■ What the exercise asks ■
Retype the data exactly, from its first line to the line containing "plt.rcParams['font.family'] = ['Open", including both, and skip any picture.

■ Records for this exercise ■
•••

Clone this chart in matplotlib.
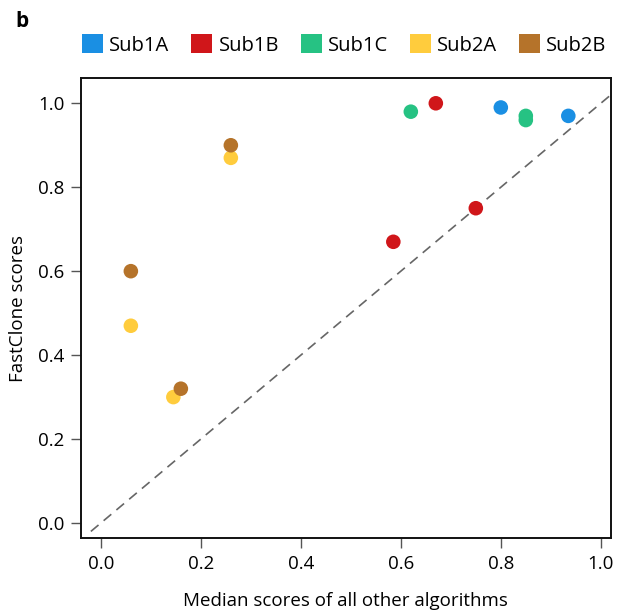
import matplotlib
matplotlib.use("Agg")
import matplotlib.pyplot as plt
from matplotlib.patches import Patch

plt.rcParams['font.family'] = ['Open Sans', 'DejaVu Sans']

groups = ["Sub1A", "Sub1B", "Sub1C", "Sub2A", "Sub2B"]
colors = ["#1a8fe3", "#d0161a", "#26c283", "#ffcc3d", "#b5732a"]
median_other = {
    "Sub1A": [0.80, 0.935],
    "Sub1B": [0.67, 0.585, 0.75],
    "Sub1C": [0.62, 0.85, 0.85],
    "Sub2A": [0.26, 0.06, 0.145],
    "Sub2B": [0.26, 0.06, 0.16],
}
fastclone = {
    "Sub1A": [0.99, 0.97],
    "Sub1B": [1.00, 0.67, 0.75],
    "Sub1C": [0.98, 0.97, 0.96],
    "Sub2A": [0.87, 0.47, 0.30],
    "Sub2B": [0.90, 0.60, 0.32],
}
ticks = [0.0, 0.2, 0.4, 0.6, 0.8, 1.0]

fig = plt.figure(figsize=(6.22, 6.15), dpi=100)
ax = fig.add_axes([0.130, 0.125, 0.852, 0.748])

ax.plot([-0.02, 1.02], [-0.02, 1.02], linestyle=(0, (6, 4)), color="#666666", lw=1.2, zorder=1)
for g, c in zip(groups, colors):
    ax.scatter(median_other[g], fastclone[g], s=110, color=c, edgecolors="none", zorder=3)

ax.set_xlim(-0.04, 1.02)
ax.set_ylim(-0.036, 1.06)
ax.set_xticks(ticks)
ax.set_yticks(ticks)
ax.set_xticklabels([f"{t:.1f}" for t in ticks])
ax.set_yticklabels([f"{t:.1f}" for t in ticks])
ax.tick_params(direction="out", length=7, width=1, color="#555555", labelsize=13.5, pad=5)
for s in ax.spines.values():
    s.set_linewidth(1.4)
    s.set_color("#111111")
ax.set_xlabel("Median scores of all other algorithms", fontsize=13.5, labelpad=14)
ax.set_ylabel("FastClone scores", fontsize=13.5, labelpad=8)

handles = [Patch(facecolor=c, edgecolor="none") for c in colors]
fig.legend(handles, groups, loc="center left", bbox_to_anchor=(0.119, 0.927), ncol=5,
           frameon=False, fontsize=14.5, handlelength=1.05, handleheight=1.05,
           handletextpad=0.3, columnspacing=1.08, borderaxespad=0)

fig.text(0.025, 0.965, "b", fontsize=15, fontweight="bold", va="center", ha="left")

fig.savefig("out.png", dpi=100)
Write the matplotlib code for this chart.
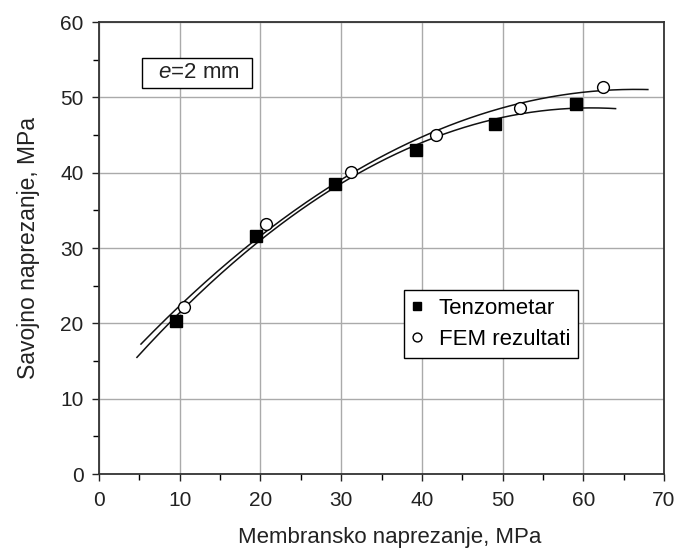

•••

■ Reply ■
Clone this chart in matplotlib.
import matplotlib
matplotlib.use("Agg")
import matplotlib.pyplot as plt
from matplotlib.patches import Patch

plt.rcParams['font.family'] = ['Open Sans', 'DejaVu Sans']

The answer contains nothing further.